Money can be complicated

I grew up believing that money had the potential to cause a lot of problems. Not having enough. Having too much. Always wanting more. Measuring relationships by it. The unstated obligations and ensuing misunderstandings, especially across cultures.

But I couldn’t avoid it. As they say, money makes the world go around. I decided to deal with it as rationally as possible. To earn enough, save enough, spend enough, give enough. And to regularly take a deep look at what ‘enough’ means.

I’ve always had a thing for challenging my preconceived ideas. When I left the academic world, though, I drew the line at working in finance. I settled instead for a job in the nuclear power industry – an industry I had some doubts about but in a company that seemed to be tackling issues responsibly. As I progressed in my career, I avoided taking on jobs that seemed to be explicitly aimed at making profit for the organisation. I tweaked each of my roles, focusing on what made more sense to me: reducing nuclear proliferation, debunking misconceptions about nuclear power, resolving contractual conflicts, building bridges across organisational silos, developing teams.

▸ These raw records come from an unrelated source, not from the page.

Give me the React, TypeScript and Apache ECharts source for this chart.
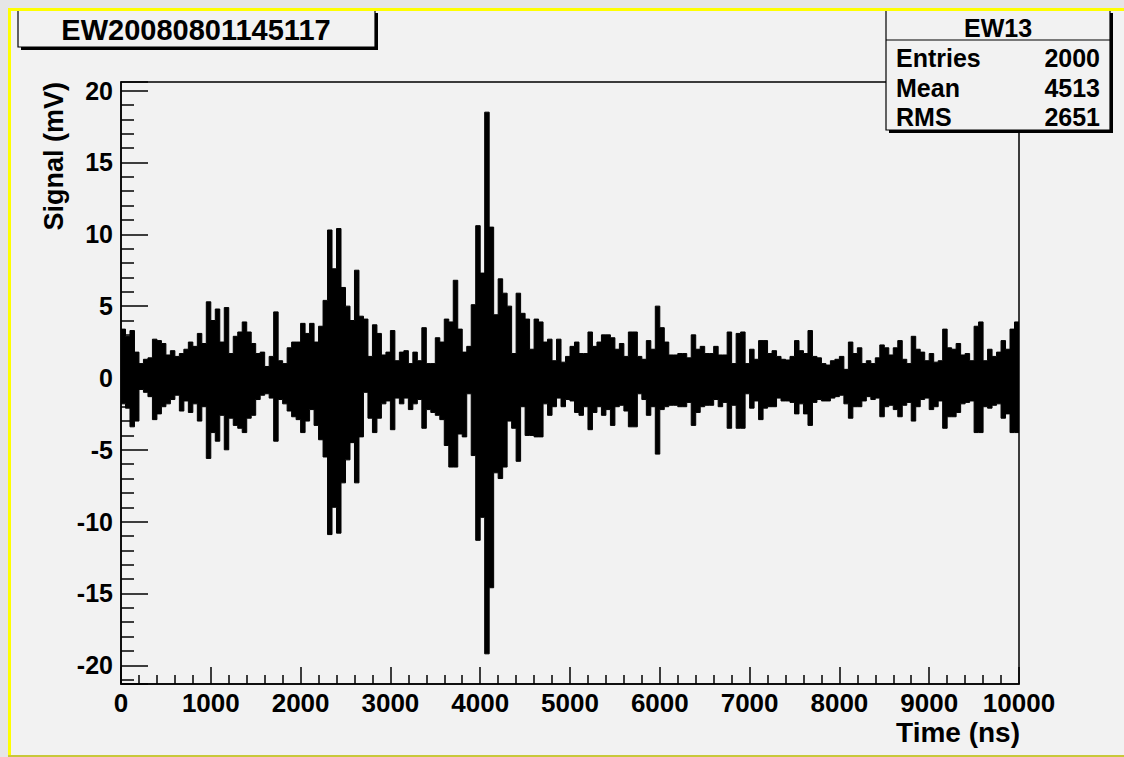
import React, { useEffect, useRef } from "react";
import * as echarts from "echarts";

// ---- data (max / min of the signal in each 50 ns slice) ----
const BIN_NS = 50;
const upperEnvelope = [
  3.4, 2.9, 3.3, 1.8, 1.0, 1.3, 1.4, 2.7, 2.6, 2.4,
  1.6, 1.9, 1.5, 1.7, 2.0, 2.5, 2.2, 3.1, 2.4, 5.3,
  4.0, 4.8, 2.5, 4.9, 1.7, 2.9, 3.2, 3.9, 3.2, 2.4,
  1.7, 1.8, 0.8, 1.5, 4.6, 1.2, 1.0, 2.1, 2.5, 2.5,
  3.8, 3.1, 3.8, 2.5, 3.6, 5.4, 10.3, 7.6, 10.4, 6.3,
  5.0, 4.0, 7.5, 4.3, 4.1, 1.5, 3.7, 3.1, 1.6, 1.8,
  3.3, 1.2, 1.8, 1.9, 1.0, 1.8, 1.2, 3.5, 1.0, 1.0,
  2.8, 2.5, 4.1, 3.9, 6.8, 3.4, 1.8, 2.2, 5.1, 10.6,
  7.3, 18.5, 10.5, 4.4, 6.9, 5.9, 5.0, 1.7, 5.9, 4.5,
  4.1, 2.0, 4.1, 3.9, 2.5, 2.7, 1.2, 2.7, 1.1, 1.5,
  2.2, 2.5, 1.7, 1.7, 3.2, 2.2, 2.5, 3.0, 3.0, 2.8,
  2.0, 2.4, 1.5, 3.2, 3.2, 1.5, 1.3, 2.6, 2.0, 5.0,
  3.5, 2.5, 1.6, 1.6, 1.7, 1.7, 1.4, 3.0, 2.0, 2.2,
  1.7, 1.7, 2.2, 1.6, 1.6, 3.2, 1.0, 3.1, 3.2, 1.0,
  2.0, 1.3, 2.6, 2.6, 1.7, 1.9, 1.5, 1.3, 1.25, 1.5,
  2.6, 1.9, 1.7, 3.3, 1.5, 1.4, 1.0, 0.9, 1.2, 1.3,
  1.5, 0.6, 2.5, 1.7, 2.1, 1.0, 1.2, 1.0, 1.4, 2.3,
  2.1, 1.6, 2.1, 2.6, 1.3, 1.0, 2.9, 2.0, 1.8, 1.2,
  1.7, 1.1, 1.2, 3.4, 2.1, 2.0, 2.4, 1.6, 1.7, 1.2,
  3.6, 3.9, 1.2, 2.0, 1.5, 1.8, 2.6, 2.0, 3.4, 3.9,
];
const lowerEnvelope = [
  -1.8, -2.1, -3.4, -3.0, -0.8, -1.0, -1.3, -2.9, -2.5, -2.0,
  -1.8, -1.5, -1.2, -2.3, -1.6, -2.4, -1.8, -3.0, -2.0, -5.6,
  -3.8, -4.4, -2.6, -5.0, -2.8, -3.3, -3.5, -3.8, -2.8, -2.6,
  -1.5, -1.2, -1.1, -1.4, -4.4, -1.5, -1.8, -2.3, -2.7, -2.9,
  -3.8, -3.0, -2.2, -3.3, -4.3, -5.5, -10.9, -9.0, -10.8, -7.3,
  -5.7, -4.5, -7.3, -4.1, -1.0, -2.8, -3.8, -2.8, -1.8, -1.6,
  -3.6, -1.4, -1.8, -1.4, -2.2, -1.8, -1.5, -3.5, -2.2, -2.4,
  -2.6, -2.9, -4.7, -6.2, -6.2, -3.9, -4.1, -1.1, -5.4, -11.3,
  -9.7, -19.2, -14.6, -6.6, -7.0, -6.2, -3.0, -3.5, -5.8, -2.0,
  -4.0, -4.0, -4.1, -4.1, -1.8, -2.6, -2.0, -1.4, -2.0, -1.5,
  -1.6, -2.4, -2.6, -2.0, -3.6, -2.4, -2.0, -2.6, -2.2, -3.3,
  -2.0, -1.9, -2.3, -3.4, -3.4, -1.1, -1.5, -2.6, -2.0, -5.3,
  -2.2, -2.0, -1.9, -1.9, -2.0, -2.0, -1.7, -3.3, -2.4, -2.0,
  -1.9, -1.9, -1.5, -2.0, -1.7, -3.5, -1.9, -3.5, -3.5, -1.1,
  -2.1, -1.6, -2.9, -2.1, -2.0, -2.0, -1.4, -1.6, -1.6, -1.7,
  -2.5, -1.8, -2.5, -3.3, -1.7, -1.5, -1.6, -1.6, -1.4, -1.3,
  -1.2, -1.8, -2.8, -2.0, -2.0, -1.6, -1.3, -1.5, -1.4, -2.7,
  -2.0, -1.9, -2.2, -2.7, -1.9, -1.7, -3.0, -2.0, -1.5, -1.4,
  -2.2, -2.0, -1.6, -3.5, -2.7, -2.7, -2.4, -1.8, -1.7, -1.6,
  -3.8, -3.8, -2.0, -2.1, -1.9, -1.8, -2.8, -2.5, -3.8, -3.8,
];

const chartTitle = "EW20080801145117";
const statsTitle = "EW13";
const statsLabels = ["Entries", "Mean", "RMS"];
const statsValues = ["2000", "4513", "2651"];
const xAxisTitle = "Time (ns)";
const yAxisTitle = "Signal (mV)";
const X_MIN = 0;
const X_MAX = 10000;
const X_STEP = 1000;
const Y_MIN = -21.3;
const Y_MAX = 20.6;

const FONT = '"Liberation Sans", Arial, Helvetica, sans-serif';
const BG = "#f2f2f2";

function toStepData(vals: number[]): number[][] {
  const d = vals.map((v, i) => [i * BIN_NS, v]);
  d.push([vals.length * BIN_NS, vals[vals.length - 1]]);
  return d;
}

export default function App() {
  const ref = useRef<HTMLDivElement>(null);

  useEffect(() => {
    if (!ref.current) return;
    const chart = echarts.init(ref.current, null, { renderer: "svg" });

    const tickStyle = { color: "#000", width: 1.5 };
    const rowY = [58, 88, 117];

    const graphics: any[] = [
      // outer strips & yellow highlight border
      { type: "rect", z: 90, shape: { x: 0, y: 0, width: 8, height: 757 }, style: { fill: "#e6e6e6" } },
      { type: "rect", z: 90, shape: { x: 0, y: 0, width: 1124, height: 8 }, style: { fill: "#e6e6e6" } },
      // title box
      { type: "rect", z: 95, shape: { x: 21, y: 13, width: 357, height: 37 }, style: { fill: "#000" } },
      { type: "rect", z: 96, shape: { x: 18, y: 10, width: 357, height: 37 }, style: { fill: BG, stroke: "#000", lineWidth: 1.2 } },
      {
        type: "text", z: 97, x: 196, y: 30,
        style: { text: chartTitle, fill: "#000", font: `bold 29px ${FONT}`, align: "center", verticalAlign: "middle" },
      },
      // stats box
      { type: "rect", z: 95, shape: { x: 889, y: 13, width: 224, height: 120 }, style: { fill: "#000" } },
      { type: "rect", z: 96, shape: { x: 886, y: 10, width: 224, height: 120 }, style: { fill: BG, stroke: "#000", lineWidth: 1.2 } },
      { type: "line", z: 97, shape: { x1: 886, y1: 40, x2: 1110, y2: 40 }, style: { stroke: "#000", lineWidth: 1.2 } },
      {
        type: "text", z: 97, x: 998, y: 28,
        style: { text: statsTitle, fill: "#000", font: `bold 25px ${FONT}`, align: "center", verticalAlign: "middle" },
      },
      ...statsLabels.map((t, i) => ({
        type: "text", z: 97, x: 896, y: rowY[i],
        style: { text: t, fill: "#000", font: `bold 25px ${FONT}`, align: "left", verticalAlign: "middle" },
      })),
      ...statsValues.map((t, i) => ({
        type: "text", z: 97, x: 1100, y: rowY[i],
        style: { text: t, fill: "#000", font: `bold 25px ${FONT}`, align: "right", verticalAlign: "middle" },
      })),
      // axis titles
      {
        type: "text", z: 97, x: 1020, y: 732,
        style: { text: xAxisTitle, fill: "#000", font: `bold 28px ${FONT}`, align: "right", verticalAlign: "middle" },
      },
      {
        type: "text", z: 97, x: 54, y: 82, rotation: Math.PI / 2,
        style: { text: yAxisTitle, fill: "#000", font: `bold 27px ${FONT}`, align: "right", verticalAlign: "middle" },
      },
      // yellow border on top
      { type: "line", z: 99, shape: { x1: 8, y1: 9.5, x2: 1124, y2: 9.5 }, style: { stroke: "#ffff00", lineWidth: 3 } },
      { type: "line", z: 99, shape: { x1: 9.5, y1: 8, x2: 9.5, y2: 757 }, style: { stroke: "#ffff00", lineWidth: 3 } },
      { type: "line", z: 99, shape: { x1: 8, y1: 756, x2: 1124, y2: 756 }, style: { stroke: "#c8c83a", lineWidth: 2 } },
    ];

    const option: any = {
      animation: false,
      backgroundColor: BG,
      grid: {
        left: 121, right: 105, top: 82, bottom: 73,
        show: true, borderColor: "#000", borderWidth: 1.5, backgroundColor: "transparent",
        containLabel: false,
      },
      xAxis: {
        type: "value", min: X_MIN, max: X_MAX, interval: X_STEP,
        axisLine: { show: true, onZero: false, lineStyle: { color: "#000", width: 1.5 } },
        axisTick: { show: true, inside: true, length: 17, lineStyle: tickStyle },
        minorTick: { show: true, splitNumber: 5, length: 9, lineStyle: tickStyle },
        splitLine: { show: false },
        minorSplitLine: { show: false },
        axisLabel: {
          color: "#000", fontSize: 26, fontWeight: "bold", fontFamily: FONT, margin: 6,
          showMinLabel: true, showMaxLabel: true, hideOverlap: false,
          formatter: (v: number) => String(Math.round(v)),
        },
      },
      yAxis: {
        type: "value", min: Y_MIN, max: Y_MAX, splitNumber: 8,
        axisLine: { show: true, onZero: false, lineStyle: { color: "#000", width: 1.5 } },
        axisTick: { show: true, inside: true, length: 27, lineStyle: tickStyle },
        minorTick: { show: true, splitNumber: 5, length: 13, lineStyle: tickStyle },
        splitLine: { show: false },
        minorSplitLine: { show: false },
        axisLabel: {
          color: "#000", fontSize: 25, fontWeight: "bold", fontFamily: FONT, margin: 8,
          formatter: (v: number) => (Math.abs(v / 5 - Math.round(v / 5)) < 1e-6 ? String(Math.round(v)) : ""),
        },
      },
      series: [
        {
          type: "line", data: toStepData(upperEnvelope), step: "end", symbol: "none", silent: true,
          lineStyle: { color: "#000", width: 1 }, areaStyle: { color: "#000", opacity: 1 },
        },
        {
          type: "line", data: toStepData(lowerEnvelope), step: "end", symbol: "none", silent: true,
          lineStyle: { color: "#000", width: 1 }, areaStyle: { color: "#000", opacity: 1 },
        },
      ],
      graphic: { elements: graphics },
    };

    chart.setOption(option);
    return () => chart.dispose();
  }, []);

  return (
    <div
      ref={ref}
      style={{ position: "fixed", left: 0, top: 0, width: 1124, height: 757 }}
    />
  );
}
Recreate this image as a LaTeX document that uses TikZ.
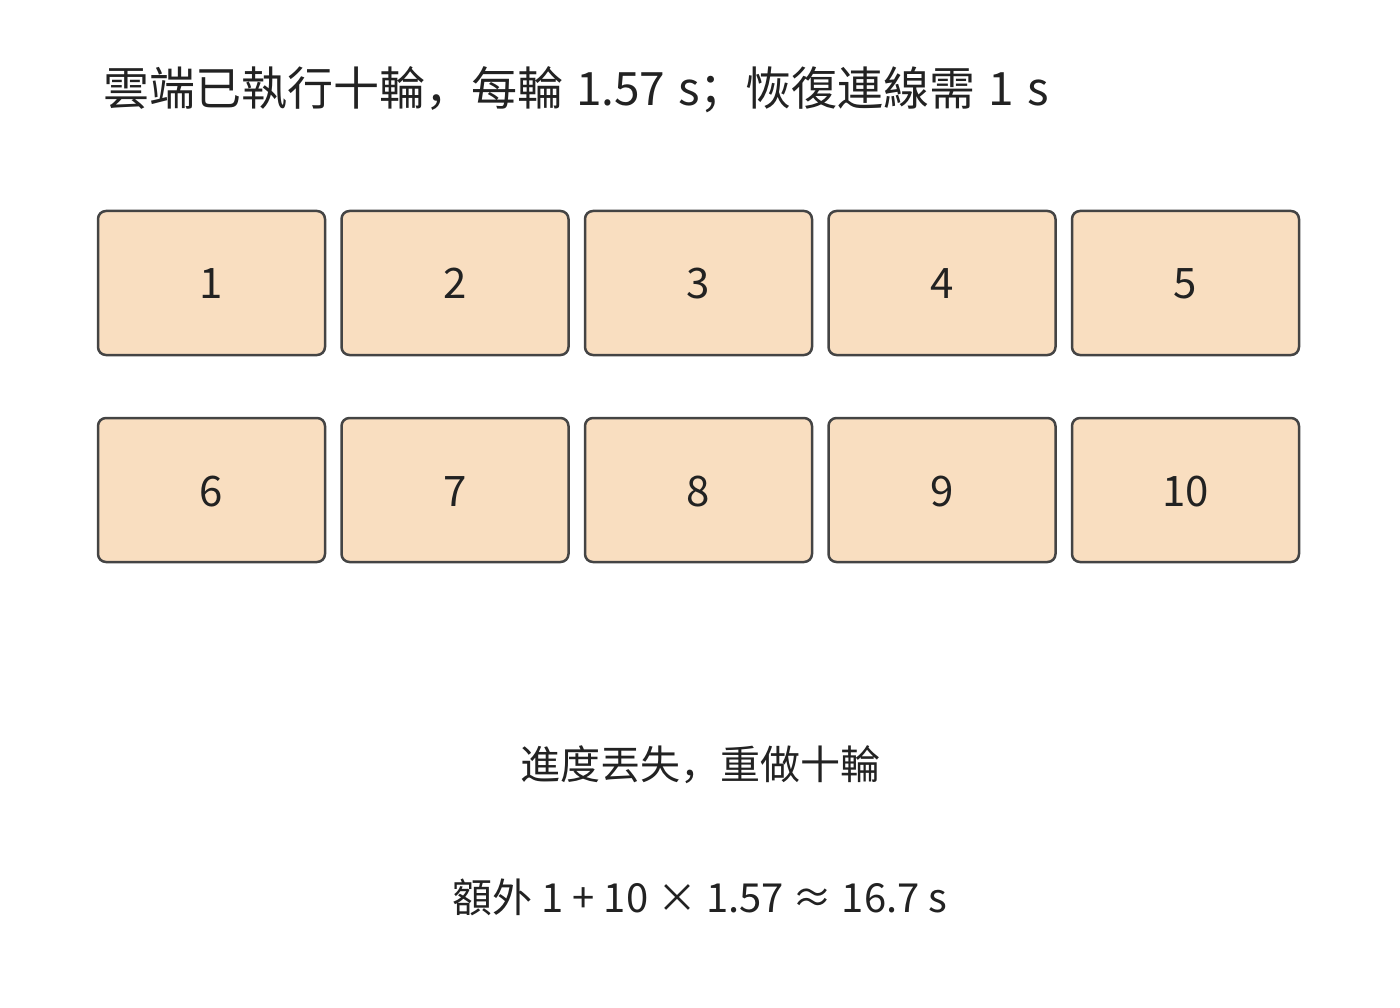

For someone who had decided to deal with money rationally, I admit that there was a fair amount of irrationality in my aversion to finance. How did I expect the company to keep its factories open and its operations running safely, hiring tens of thousands of people – including myself until recently – without making at least a small profit? And if I thought that its raison d’être, its reason for existing, was on balance beneficial for society, why was I so reluctant to contribute to that?

I’m still exploring how I think and feel about money, in conjunction with the ‘yes and’ of profit and purpose. What I can say for now is this: just as I believe in a world in which each of us earns enough doing work that matters, so do I believe in a world in which every organisation makes enough profit serving society.

How is your relationship with money?